TEM images of 5%, 15%, 30% and 45% Mn²⁺ ion doped CH₃NH₃Pb_1−xMn_xI₃ HPQDs are shown in Fig. 4(a–d) respectively. TEM images of all HPQDs showed spherical dots with an average particle size in the range of ∼1 to 3 nm. The distribution density of particles decreased with the substitution of Mn²⁺ ions with Pb²⁺ ions in CH₃NH₃Pb_1−xMn_xI₃ PQDs owing to the sensitivity of Mn²⁺ under ambient conditions compared to Pb²⁺.²² It is well known that agglomeration in QDs will be less owing to the high surface energy. As we explained in the structural section, according to Vegard's law, the lattice constants and cell volume are directly proportional to the ionic radii of cations present in the compound. Hence, with the substitution of Mn²⁺ ions instead of Pb²⁺ ions the lattice constant is observed to decrease resulting in cell volume contraction. Such reduction in cell volume due to Mn²⁺ substitution in CH₃NH₃Pb_1−xMn_xI₃ PQDs further results in the reduction of particle size.

Fig. 4 TEM characterization of CH₃NH₃Pb_1−xMn_xI₃ PQDs with different Mn²⁺ concentration and their corresponding statistical analysis graph of particle size distribution (a) 5% with average particle size 3.5 nm, (b) 15% with average particle size 3 nm, (c) 30% with average particle size 2 nm, and (d) 45% with average particle size 1.5 nm.

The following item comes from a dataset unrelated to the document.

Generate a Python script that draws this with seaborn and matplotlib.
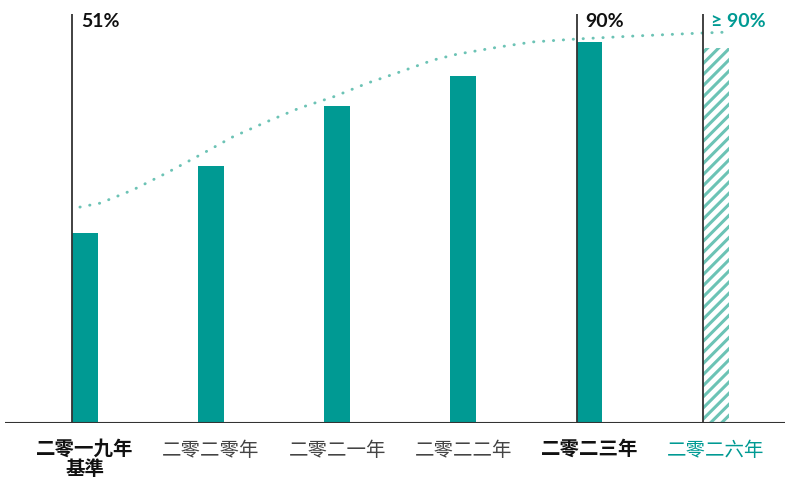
import numpy as np
import pandas as pd
import seaborn as sns
import matplotlib.pyplot as plt

years = ['二零一九年\n基準', '二零二零年', '二零二一年', '二零二二年', '二零二三年', '二零二六年']
values = [51, 64.7, 76.9, 83.1, 90, 88.8]

# trend line (x in category units)
trend_x = [-0.04, 0.12, 0.38, 0.65, 0.91, 1.17, 1.44, 1.70, 1.97, 2.24, 2.50,
           2.76, 2.95, 3.29, 3.55, 3.90, 4.35, 4.88, 5.09]
trend_y = [56.3, 57.1, 59.8, 63.3, 66.9, 70.6, 73.7, 76.5, 78.8, 81.6, 83.9,
           86.3, 87.5, 89.0, 90.0, 90.6, 91.2, 91.8, 92.0]

marked = [0, 4, 5]
marked_labels = ['51%', '90%', '≥ 90%']

TEAL = '#009A93'
LIGHT_TEAL = '#6CC3B5'

sns.set_theme(style='white')
plt.rcParams['font.family'] = ['Lato', 'Noto Sans CJK TC', 'DejaVu Sans']
plt.rcParams['hatch.linewidth'] = 2.2

fig = plt.figure(figsize=(7.92, 4.83), dpi=100)
ax = fig.add_axes([5 / 792, 60 / 483, 780 / 792, 409 / 483])

df = pd.DataFrame({'year': years, 'value': values})
bw = 0.206
sns.barplot(data=df, x='year', y='value', color=TEAL, saturation=1,
            width=bw, ax=ax, linewidth=0)

last = ax.patches[5]
last.set_facecolor('white')
last.set_edgecolor(LIGHT_TEAL)
last.set_hatch('///')
last.set_linewidth(0)

sns.lineplot(x=trend_x, y=trend_y, ax=ax, color=LIGHT_TEAL, linewidth=2.1,
             linestyle=(0, (0.1, 3.3)))
ax.get_lines()[-1].set_dash_capstyle('round')

ymin, ymax = 12.24, 95.7
ax.set_xlim(-0.634, 5.55)
ax.set_ylim(ymin, ymax)

for i, lab in zip(marked, marked_labels):
    ax.plot([i - bw / 2, i - bw / 2], [ymin, ymax], color='#333333', lw=1.3,
            zorder=4)
    col = TEAL if i == 5 else '#111111'
    ax.text(i - bw / 2 + 0.07, 94.1, lab, ha='left', va='center',
            fontsize=14, fontweight='bold', color=col)

ax.axhline(ymin, color='#333333', lw=1.5, zorder=5)

for s in ax.spines.values():
    s.set_visible(False)
ax.set_yticks([])
ax.set_xlabel('')
ax.set_ylabel('')
ax.tick_params(axis='x', length=0, pad=12)

styles = [
    ('bold', '#111111'),
    ('light', '#444444'),
    ('light', '#444444'),
    ('light', '#444444'),
    ('bold', '#111111'),
    ('normal', TEAL),
]
for t, (w, c) in zip(ax.get_xticklabels(), styles):
    t.set_family(['Noto Sans CJK TC', 'DejaVu Sans'])
    t.set_fontsize(14)
    t.set_fontweight(w)
    t.set_color(c)
    t.set_linespacing(1.1)

plt.savefig('out.png', dpi=100)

Fig. 5(a) shows the steady-state absorption and PL of CH₃NH₃Pb_1−xMn_xI₃ HPQDs with the variation of Mn²⁺ from 0 mol% to 45 mol%. Fig. 6(a–c) show the variation of absorption and PL spectra of CH₃NH₃Pb_1−xMn_xI₃ PQDs with continuous variation of Mn²⁺ ion concentration from 0 mol% to 60 mol%. The absorption spectra showed a blue shift after the replacement of Pb²⁺ with Mn²⁺. The emission peaks of CH₃NH₃Pb_1−xMn_xI₃ HPQDs also shifted from 700 to 600 nm indicating successful replacement of Pb²⁺ in CH₃NH₃PbI₃ HPQDs.^23a The changes in the color of HPQDs suggest the successful energy transfer from PQDs to Mn²⁺ dopants in the CH₃NH₃Pb_1−xMn_xI₃ perovskite samples as shown in Fig. 4(e). Fig. 4(b) displays the 3D scan of the variation of PL emission intensity and wavelength with the increase in Mn²⁺ concentration. PL emission intensity was found to decrease along with a blue shift in color emission as clearly visible in the photographs of the resulting CH₃NH₃Pb_1−xMn_xI₃ HPQD colloidal solutions (Fig. 5(d) and Fig. 6(a–c)). Furthermore, to better enable the comparison of color variation, the influence of Pb²⁺ to Mn²⁺ cation exchange on the color coordinates of CH₃NH₃Pb_1−xMn_xI₃ PQDs is shown in the ESI† and Fig. 6(d and e).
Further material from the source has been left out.